On October 18th, 1867, the U.S. would make an arrangement with Russia in order to take possession of Alaska. The purchase price for the territory that was agreed upon was $7.2 million that was the equivalent of fewer than two cents an acre. The decision to purchase this land, which is roughly twice the measurement of Texas and consists of 586, 412 square miles, was the idea of William Henry Seward who served under President Andrew Johnson as the excitable expansionist secretary of state. Without him, Alaska would most likely still belong to Russia today.
Looking back at what was going on in the world during that time, it made perfect sense for Russia to have made the decision to sell the Alaska territory. Russia had several reasons for wanting to sell the Alaska territory such as it was hard to defend was remote and the population was sparse. Furthermore, it was better to make a profit by selling to the U.S. instead of running the risk of having it taken away in battle from a rival like Great Britain. Seward (1801-1872) began negotiations in March of 1867 with Eduard de Stoeckl, the Russian minister to the United States. However, this was not a decision that Americans felt was a wise one.
Since President Johnson was considered unpopular by many, the decision to purchase Alaska was not well received. According to the American public, the ongoing belief was that the land was worthless and barren as well as using derogatory names to describe the purchase such as “Andrew Johnson’s Polar Bear Garden” and “Seward’s Folly.” This was of no real surprise as the animosity towards the purchase most likely stemmed from how unpopular the President was. Johnson was the 17th United States President who found himself at odds with Radical Republicans in Congress regarding policies of Reconstruction after the Civil War. He also had to deal with being impeached in 1868 but survived the process by only one vote! Despite this, Congress would eventually approve the Alaska purchase and even public opinion would change in his favor.

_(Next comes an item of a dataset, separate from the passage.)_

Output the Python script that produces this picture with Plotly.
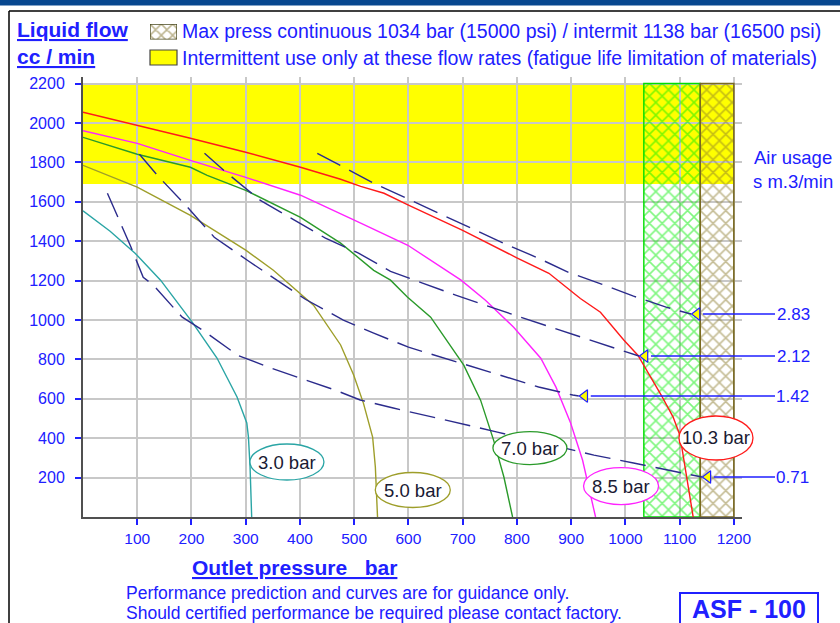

The main reason for public opinion about the deal for changing had to do with the discovery of gold in 1896 on a tributary of Alaska’s Klondike River that created a gold rush. Ironically, it did not actually become a state until January 3rd, 1959 and today has become known for containing a large number of natural resources. At present, fifty percent of America’s seafood and twenty-five percent of its oil comes from Alaska. Even though the population is still sparse, it is the largest state in the area, roughly one-fifth the size of the combined lower 48 states. The state celebrates their history with two holidays: Alaska Day is recognized on October 18th which signifies the anniversary of the actual transfer of land and Seward’s Day, which is celebrated on the last Monday of March because March 30th, 1867 was the actual signing of the land agreement between Russia and the U.S.